§ What you are asked to do:
Transcribe the full listing below exactly.

§ Dataset extract:
--- begin ---
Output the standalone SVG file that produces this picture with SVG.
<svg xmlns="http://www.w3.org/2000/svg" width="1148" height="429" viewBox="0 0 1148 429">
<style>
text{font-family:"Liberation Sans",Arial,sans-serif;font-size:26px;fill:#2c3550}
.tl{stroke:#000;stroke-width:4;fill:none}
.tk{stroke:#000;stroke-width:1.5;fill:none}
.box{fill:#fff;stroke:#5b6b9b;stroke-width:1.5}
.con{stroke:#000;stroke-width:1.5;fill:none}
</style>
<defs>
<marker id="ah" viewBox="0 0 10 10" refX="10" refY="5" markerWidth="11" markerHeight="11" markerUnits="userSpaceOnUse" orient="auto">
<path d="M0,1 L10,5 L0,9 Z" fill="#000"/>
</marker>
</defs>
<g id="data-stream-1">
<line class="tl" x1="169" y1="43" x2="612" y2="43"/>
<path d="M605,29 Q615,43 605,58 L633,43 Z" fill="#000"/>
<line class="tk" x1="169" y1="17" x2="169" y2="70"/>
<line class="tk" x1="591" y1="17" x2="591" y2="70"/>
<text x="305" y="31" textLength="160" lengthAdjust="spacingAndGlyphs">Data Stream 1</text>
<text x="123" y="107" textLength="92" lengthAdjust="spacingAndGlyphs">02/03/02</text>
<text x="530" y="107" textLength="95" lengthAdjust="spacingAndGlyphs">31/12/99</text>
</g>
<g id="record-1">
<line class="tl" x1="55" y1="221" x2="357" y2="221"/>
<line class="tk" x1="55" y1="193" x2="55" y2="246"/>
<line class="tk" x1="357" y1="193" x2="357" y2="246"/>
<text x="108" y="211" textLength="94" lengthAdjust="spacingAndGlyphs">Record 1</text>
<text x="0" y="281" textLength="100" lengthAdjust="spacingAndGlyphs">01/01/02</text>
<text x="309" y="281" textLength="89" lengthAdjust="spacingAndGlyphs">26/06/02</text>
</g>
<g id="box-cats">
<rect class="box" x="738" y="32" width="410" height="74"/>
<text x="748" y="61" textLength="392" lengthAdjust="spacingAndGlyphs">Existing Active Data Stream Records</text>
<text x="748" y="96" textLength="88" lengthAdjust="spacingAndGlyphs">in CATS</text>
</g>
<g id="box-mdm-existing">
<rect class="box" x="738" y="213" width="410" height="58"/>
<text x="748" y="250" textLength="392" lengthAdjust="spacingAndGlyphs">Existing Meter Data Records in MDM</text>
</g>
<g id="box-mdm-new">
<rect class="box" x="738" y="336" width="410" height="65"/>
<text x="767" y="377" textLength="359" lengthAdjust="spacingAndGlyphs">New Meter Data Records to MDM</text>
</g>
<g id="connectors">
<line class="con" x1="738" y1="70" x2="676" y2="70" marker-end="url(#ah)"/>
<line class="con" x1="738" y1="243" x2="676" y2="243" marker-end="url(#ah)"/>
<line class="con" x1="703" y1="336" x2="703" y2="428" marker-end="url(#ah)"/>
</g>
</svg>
--- end ---
§ The answer:
Output the standalone SVG file that produces this picture with SVG.
<svg xmlns="http://www.w3.org/2000/svg" width="1148" height="429" viewBox="0 0 1148 429">
<style>
text{font-family:"Liberation Sans",Arial,sans-serif;font-size:26px;fill:#2c3550}
.tl{stroke:#000;stroke-width:4;fill:none}
.tk{stroke:#000;stroke-width:1.5;fill:none}
.box{fill:#fff;stroke:#5b6b9b;stroke-width:1.5}
.con{stroke:#000;stroke-width:1.5;fill:none}
</style>
<defs>
<marker id="ah" viewBox="0 0 10 10" refX="10" refY="5" markerWidth="11" markerHeight="11" markerUnits="userSpaceOnUse" orient="auto">
<path d="M0,1 L10,5 L0,9 Z" fill="#000"/>
</marker>
</defs>
<g id="data-stream-1">
<line class="tl" x1="169" y1="43" x2="612" y2="43"/>
<path d="M605,29 Q615,43 605,58 L633,43 Z" fill="#000"/>
<line class="tk" x1="169" y1="17" x2="169" y2="70"/>
<line class="tk" x1="591" y1="17" x2="591" y2="70"/>
<text x="305" y="31" textLength="160" lengthAdjust="spacingAndGlyphs">Data Stream 1</text>
<text x="123" y="107" textLength="92" lengthAdjust="spacingAndGlyphs">02/03/02</text>
<text x="530" y="107" textLength="95" lengthAdjust="spacingAndGlyphs">31/12/99</text>
</g>
<g id="record-1">
<line class="tl" x1="55" y1="221" x2="357" y2="221"/>
<line class="tk" x1="55" y1="193" x2="55" y2="246"/>
<line class="tk" x1="357" y1="193" x2="357" y2="246"/>
<text x="108" y="211" textLength="94" lengthAdjust="spacingAndGlyphs">Record 1</text>
<text x="0" y="281" textLength="100" lengthAdjust="spacingAndGlyphs">01/01/02</text>
<text x="309" y="281" textLength="89" lengthAdjust="spacingAndGlyphs">26/06/02</text>
</g>
<g id="box-cats">
<rect class="box" x="738" y="32" width="410" height="74"/>
<text x="748" y="61" textLength="392" lengthAdjust="spacingAndGlyphs">Existing Active Data Stream Records</text>
<text x="748" y="96" textLength="88" lengthAdjust="spacingAndGlyphs">in CATS</text>
</g>
<g id="box-mdm-existing">
<rect class="box" x="738" y="213" width="410" height="58"/>
<text x="748" y="250" textLength="392" lengthAdjust="spacingAndGlyphs">Existing Meter Data Records in MDM</text>
</g>
<g id="box-mdm-new">
<rect class="box" x="738" y="336" width="410" height="65"/>
<text x="767" y="377" textLength="359" lengthAdjust="spacingAndGlyphs">New Meter Data Records to MDM</text>
</g>
<g id="connectors">
<line class="con" x1="738" y1="70" x2="676" y2="70" marker-end="url(#ah)"/>
<line class="con" x1="738" y1="243" x2="676" y2="243" marker-end="url(#ah)"/>
<line class="con" x1="703" y1="336" x2="703" y2="428" marker-end="url(#ah)"/>
</g>
</svg>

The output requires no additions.